## [EXERCISE]
Write out the listing below in full and exactly, leaving out every picture.

* Start *

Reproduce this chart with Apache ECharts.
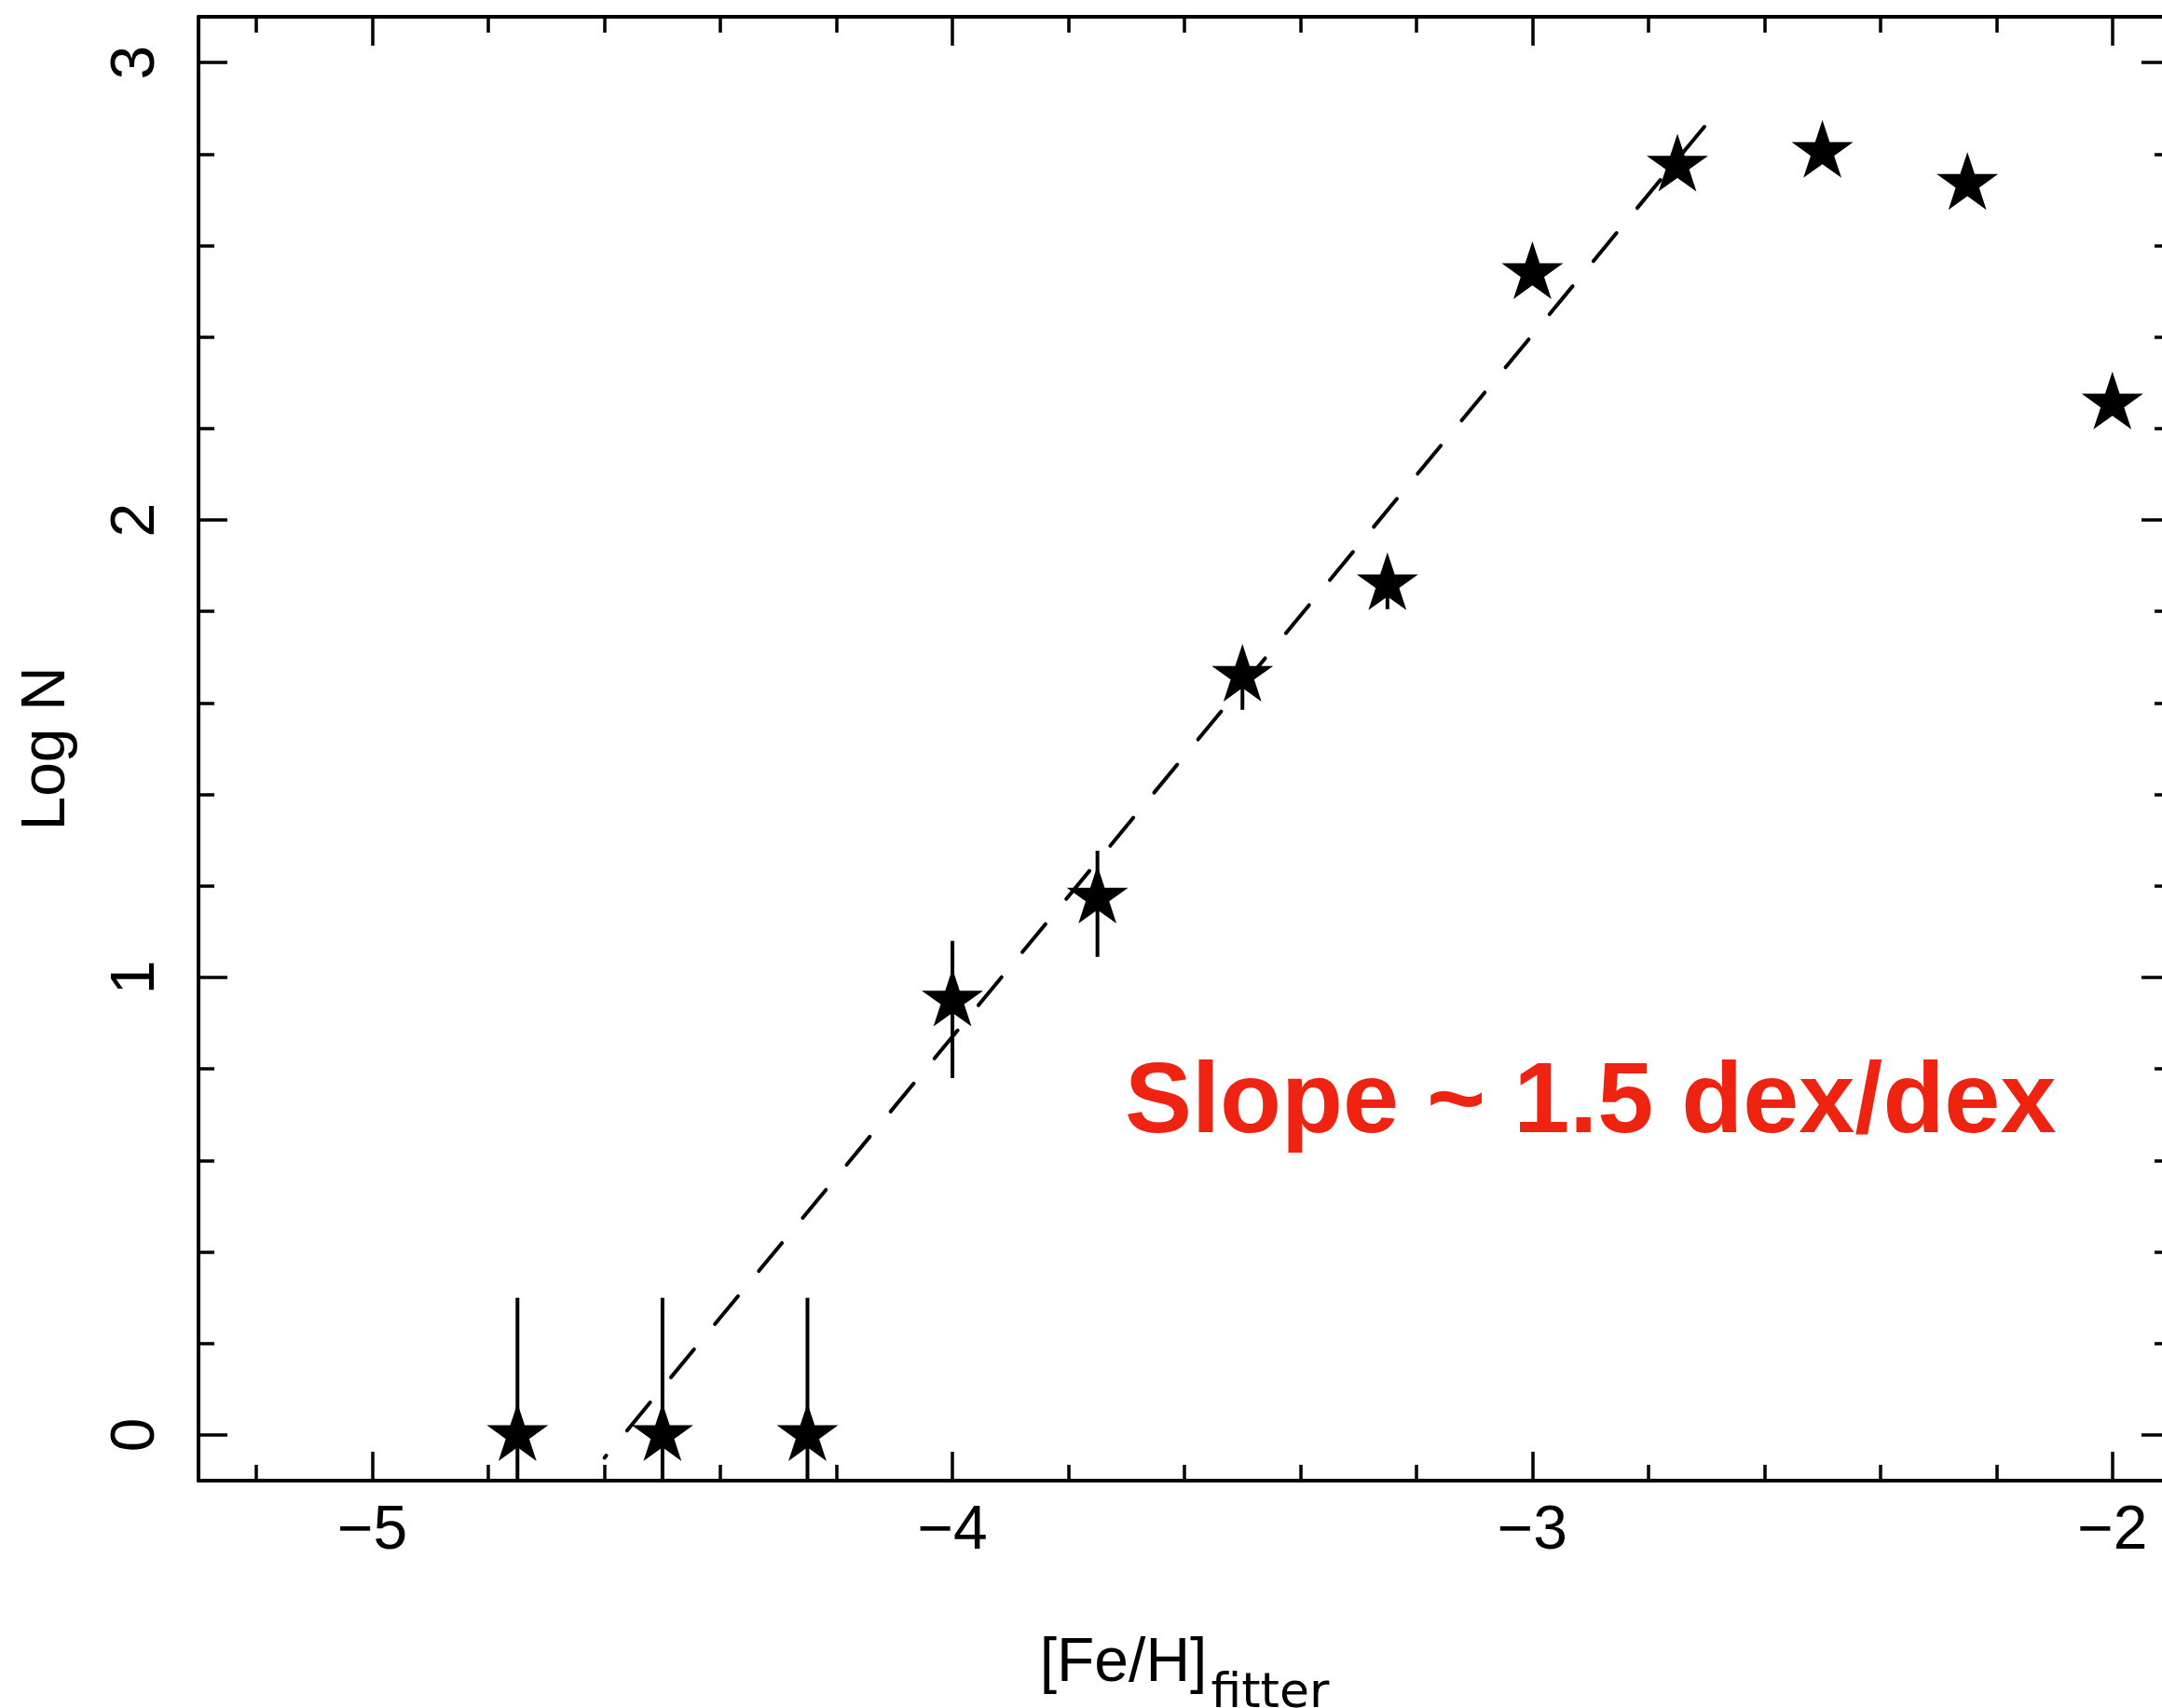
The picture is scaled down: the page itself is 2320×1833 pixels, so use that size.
<!DOCTYPE html>
<html>
<head>
<meta charset="utf-8">
<script src="https://cdn.jsdelivr.net/npm/echarts@6/dist/echarts.min.js"></script>
<style>
  html, body { margin: 0; padding: 0; background: #fff; }
  #chart { width: 2320px; height: 1833px; }
</style>
</head>
<body>
<div id="chart"></div>
<script>
  // bin centres in [Fe/H] and log N of each bin
  const feh = [-4.75, -4.5, -4.25, -4.0, -3.75, -3.5, -3.25, -3.0, -2.75, -2.5, -2.25, -2.0];
  const logN = [0, 0, 0, 0.95, 1.175, 1.66, 1.86, 2.54, 2.775, 2.805, 2.735, 2.255];
  // error bar ends (first three run down off the axis)
  const errLow = [-0.1, -0.1, -0.1, 0.78, 1.045, 1.585, 1.805, 2.52, 2.76, 2.79, 2.72, 2.23];
  const errHigh = [0.30, 0.30, 0.30, 1.08, 1.277, 1.715, 1.905, 2.56, 2.79, 2.82, 2.75, 2.28];
  // dashed fit, end points
  const fitX = [-4.60, -2.70];
  const fitY = [-0.05, 2.865];
  // ticks
  const xMajor = [-5, -4, -3, -2];
  const xMinor = [-5.2, -4.8, -4.6, -4.4, -4.2, -3.8, -3.6, -3.4, -3.2, -2.8, -2.6, -2.4, -2.2];
  const yMajor = [0, 1, 2, 3];
  const yMinor = [0.2, 0.4, 0.6, 0.8, 1.2, 1.4, 1.6, 1.8, 2.2, 2.4, 2.6, 2.8];

  const FONT = '"Liberation Sans", Arial, sans-serif';
  const SUB_FONT = '"DejaVu Sans", sans-serif';
  const INK = '#000';
  const X_RANGE = [-5.3, -1.9];
  const Y_RANGE = [-0.1, 3.1];
  const MAJOR_LEN = 31;
  const MINOR_LEN = 17;

  // star marker, outer radius 50, regular pentagram
  const starPath = 'path://M50 0 L61.23 34.55 L97.55 34.55 L68.17 55.9 L79.39 90.45 L50 69.1 L20.61 90.45 L31.83 55.9 L2.45 34.55 L38.77 34.55 Z';

  const gridBox = { left: 213, top: 18, width: 2116, height: 1571, outerBoundsMode: 'none' };

  // one axis = one side of the frame; the second grid only carries the minor ticks
  function makeX(gridIndex, position, ticks, len, showLine) {
    return {
      type: 'value', gridIndex, position,
      min: X_RANGE[0], max: X_RANGE[1],
      axisLine: { show: showLine, onZero: false, lineStyle: { color: INK, width: 4 } },
      axisTick: { show: true, inside: true, length: len, customValues: ticks, lineStyle: { color: INK, width: 3.5 } },
      axisLabel: { show: false },
      splitLine: { show: false },
    };
  }
  function makeY(gridIndex, position, ticks, len, showLine) {
    return {
      type: 'value', gridIndex, position,
      min: Y_RANGE[0], max: Y_RANGE[1],
      axisLine: { show: showLine, onZero: false, lineStyle: { color: INK, width: 4 } },
      axisTick: { show: true, inside: true, length: len, customValues: ticks, lineStyle: { color: INK, width: 3.5 } },
      axisLabel: { show: false },
      splitLine: { show: false },
    };
  }

  const xBottom = makeX(0, 'bottom', xMajor, MAJOR_LEN, true);
  xBottom.axisLabel = {
    show: true, customValues: xMajor, margin: 22,
    fontSize: 66, fontFamily: FONT, color: INK,
    formatter: (v) => String(v).replace('-', '\u2212'),
  };
  xBottom.name = '{a|[Fe/H]}{b|fitter}';
  xBottom.nameLocation = 'middle';
  xBottom.nameGap = 162;
  xBottom.nameTextStyle = {
    rich: {
      a: { fontSize: 66, lineHeight: 70, fontFamily: FONT, color: INK },
      b: { fontSize: 52, lineHeight: 52, padding: [64, 0, 0, 4], fontFamily: SUB_FONT, color: INK },
    },
  };

  const yLeft = makeY(0, 'left', yMajor, MAJOR_LEN, true);
  yLeft.axisLabel = {
    show: true, customValues: yMajor, margin: 33, rotate: 90,
    fontSize: 66, fontFamily: FONT, color: INK,
  };
  yLeft.name = 'Log N';
  yLeft.nameLocation = 'middle';
  yLeft.nameRotate = 90;
  yLeft.nameGap = 129;
  yLeft.nameTextStyle = { fontSize: 66, fontFamily: FONT, color: INK };

  const option = {
    backgroundColor: '#fff',
    animation: false,
    grid: [Object.assign({}, gridBox), Object.assign({}, gridBox)],
    xAxis: [
      xBottom,
      makeX(0, 'top', xMajor, MAJOR_LEN, true),
      makeX(1, 'bottom', xMinor, MINOR_LEN, false),
      makeX(1, 'top', xMinor, MINOR_LEN, false),
    ],
    yAxis: [
      yLeft,
      makeY(0, 'right', yMajor, MAJOR_LEN, true),
      makeY(1, 'left', yMinor, MINOR_LEN, false),
      makeY(1, 'right', yMinor, MINOR_LEN, false),
    ],
    series: [
      {
        name: 'err',
        type: 'custom',
        xAxisIndex: 0, yAxisIndex: 0,
        clip: true,
        data: feh.map((x, i) => [x, errLow[i], errHigh[i]]),
        encode: { x: 0, y: [1, 2] },
        renderItem: (params, api) => {
          const lo = api.coord([api.value(0), api.value(1)]);
          const hi = api.coord([api.value(0), api.value(2)]);
          return {
            type: 'line',
            shape: { x1: lo[0], y1: lo[1], x2: hi[0], y2: hi[1] },
            style: { stroke: INK, lineWidth: 4 },
          };
        },
        z: 2,
      },
      {
        name: 'logN',
        type: 'scatter',
        xAxisIndex: 0, yAxisIndex: 0,
        data: feh.map((x, i) => [x, logN[i]]),
        symbol: starPath,
        symbolSize: [66, 62],
        symbolOffset: [0, -3],
        itemStyle: { color: INK, opacity: 1 },
        z: 3,
      },
      {
        name: 'fit',
        type: 'line',
        xAxisIndex: 0, yAxisIndex: 0,
        data: fitX.map((x, i) => [x, fitY[i]]),
        symbol: 'none',
        lineStyle: { color: INK, width: 4, type: [39, 35], dashOffset: 36, cap: 'round' },
        z: 4,
      },
    ],
    graphic: [
      {
        type: 'text',
        x: 1207, y: 1185,
        style: {
          text: 'Slope ~ 1.5 dex/dex',
          font: 'bold 108px ' + FONT,
          fill: '#EE2311',
          align: 'left',
          verticalAlign: 'middle',
        },
      },
    ],
  };

  const chart = echarts.init(document.getElementById('chart'));
  chart.setOption(option);
</script>
</body>
</html>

* End *

## [FINAL RESULT]
Reproduce this chart with Apache ECharts.
The picture is scaled down: the page itself is 2320×1833 pixels, so use that size.
<!DOCTYPE html>
<html>
<head>
<meta charset="utf-8">
<script src="https://cdn.jsdelivr.net/npm/echarts@6/dist/echarts.min.js"></script>
<style>
  html, body { margin: 0; padding: 0; background: #fff; }
  #chart { width: 2320px; height: 1833px; }
</style>
</head>
<body>
<div id="chart"></div>
<script>
  // bin centres in [Fe/H] and log N of each bin
  const feh = [-4.75, -4.5, -4.25, -4.0, -3.75, -3.5, -3.25, -3.0, -2.75, -2.5, -2.25, -2.0];
  const logN = [0, 0, 0, 0.95, 1.175, 1.66, 1.86, 2.54, 2.775, 2.805, 2.735, 2.255];
  // error bar ends (first three run down off the axis)
  const errLow = [-0.1, -0.1, -0.1, 0.78, 1.045, 1.585, 1.805, 2.52, 2.76, 2.79, 2.72, 2.23];
  const errHigh = [0.30, 0.30, 0.30, 1.08, 1.277, 1.715, 1.905, 2.56, 2.79, 2.82, 2.75, 2.28];
  // dashed fit, end points
  const fitX = [-4.60, -2.70];
  const fitY = [-0.05, 2.865];
  // ticks
  const xMajor = [-5, -4, -3, -2];
  const xMinor = [-5.2, -4.8, -4.6, -4.4, -4.2, -3.8, -3.6, -3.4, -3.2, -2.8, -2.6, -2.4, -2.2];
  const yMajor = [0, 1, 2, 3];
  const yMinor = [0.2, 0.4, 0.6, 0.8, 1.2, 1.4, 1.6, 1.8, 2.2, 2.4, 2.6, 2.8];

  const FONT = '"Liberation Sans", Arial, sans-serif';
  const SUB_FONT = '"DejaVu Sans", sans-serif';
  const INK = '#000';
  const X_RANGE = [-5.3, -1.9];
  const Y_RANGE = [-0.1, 3.1];
  const MAJOR_LEN = 31;
  const MINOR_LEN = 17;

  // star marker, outer radius 50, regular pentagram
  const starPath = 'path://M50 0 L61.23 34.55 L97.55 34.55 L68.17 55.9 L79.39 90.45 L50 69.1 L20.61 90.45 L31.83 55.9 L2.45 34.55 L38.77 34.55 Z';

  const gridBox = { left: 213, top: 18, width: 2116, height: 1571, outerBoundsMode: 'none' };

  // one axis = one side of the frame; the second grid only carries the minor ticks
  function makeX(gridIndex, position, ticks, len, showLine) {
    return {
      type: 'value', gridIndex, position,
      min: X_RANGE[0], max: X_RANGE[1],
      axisLine: { show: showLine, onZero: false, lineStyle: { color: INK, width: 4 } },
      axisTick: { show: true, inside: true, length: len, customValues: ticks, lineStyle: { color: INK, width: 3.5 } },
      axisLabel: { show: false },
      splitLine: { show: false },
    };
  }
  function makeY(gridIndex, position, ticks, len, showLine) {
    return {
      type: 'value', gridIndex, position,
      min: Y_RANGE[0], max: Y_RANGE[1],
      axisLine: { show: showLine, onZero: false, lineStyle: { color: INK, width: 4 } },
      axisTick: { show: true, inside: true, length: len, customValues: ticks, lineStyle: { color: INK, width: 3.5 } },
      axisLabel: { show: false },
      splitLine: { show: false },
    };
  }

  const xBottom = makeX(0, 'bottom', xMajor, MAJOR_LEN, true);
  xBottom.axisLabel = {
    show: true, customValues: xMajor, margin: 22,
    fontSize: 66, fontFamily: FONT, color: INK,
    formatter: (v) => String(v).replace('-', '\u2212'),
  };
  xBottom.name = '{a|[Fe/H]}{b|fitter}';
  xBottom.nameLocation = 'middle';
  xBottom.nameGap = 162;
  xBottom.nameTextStyle = {
    rich: {
      a: { fontSize: 66, lineHeight: 70, fontFamily: FONT, color: INK },
      b: { fontSize: 52, lineHeight: 52, padding: [64, 0, 0, 4], fontFamily: SUB_FONT, color: INK },
    },
  };

  const yLeft = makeY(0, 'left', yMajor, MAJOR_LEN, true);
  yLeft.axisLabel = {
    show: true, customValues: yMajor, margin: 33, rotate: 90,
    fontSize: 66, fontFamily: FONT, color: INK,
  };
  yLeft.name = 'Log N';
  yLeft.nameLocation = 'middle';
  yLeft.nameRotate = 90;
  yLeft.nameGap = 129;
  yLeft.nameTextStyle = { fontSize: 66, fontFamily: FONT, color: INK };

  const option = {
    backgroundColor: '#fff',
    animation: false,
    grid: [Object.assign({}, gridBox), Object.assign({}, gridBox)],
    xAxis: [
      xBottom,
      makeX(0, 'top', xMajor, MAJOR_LEN, true),
      makeX(1, 'bottom', xMinor, MINOR_LEN, false),
      makeX(1, 'top', xMinor, MINOR_LEN, false),
    ],
    yAxis: [
      yLeft,
      makeY(0, 'right', yMajor, MAJOR_LEN, true),
      makeY(1, 'left', yMinor, MINOR_LEN, false),
      makeY(1, 'right', yMinor, MINOR_LEN, false),
    ],
    series: [
      {
        name: 'err',
        type: 'custom',
        xAxisIndex: 0, yAxisIndex: 0,
        clip: true,
        data: feh.map((x, i) => [x, errLow[i], errHigh[i]]),
        encode: { x: 0, y: [1, 2] },
        renderItem: (params, api) => {
          const lo = api.coord([api.value(0), api.value(1)]);
          const hi = api.coord([api.value(0), api.value(2)]);
          return {
            type: 'line',
            shape: { x1: lo[0], y1: lo[1], x2: hi[0], y2: hi[1] },
            style: { stroke: INK, lineWidth: 4 },
          };
        },
        z: 2,
      },
      {
        name: 'logN',
        type: 'scatter',
        xAxisIndex: 0, yAxisIndex: 0,
        data: feh.map((x, i) => [x, logN[i]]),
        symbol: starPath,
        symbolSize: [66, 62],
        symbolOffset: [0, -3],
        itemStyle: { color: INK, opacity: 1 },
        z: 3,
      },
      {
        name: 'fit',
        type: 'line',
        xAxisIndex: 0, yAxisIndex: 0,
        data: fitX.map((x, i) => [x, fitY[i]]),
        symbol: 'none',
        lineStyle: { color: INK, width: 4, type: [39, 35], dashOffset: 36, cap: 'round' },
        z: 4,
      },
    ],
    graphic: [
      {
        type: 'text',
        x: 1207, y: 1185,
        style: {
          text: 'Slope ~ 1.5 dex/dex',
          font: 'bold 108px ' + FONT,
          fill: '#EE2311',
          align: 'left',
          verticalAlign: 'middle',
        },
      },
    ],
  };

  const chart = echarts.init(document.getElementById('chart'));
  chart.setOption(option);
</script>
</body>
</html>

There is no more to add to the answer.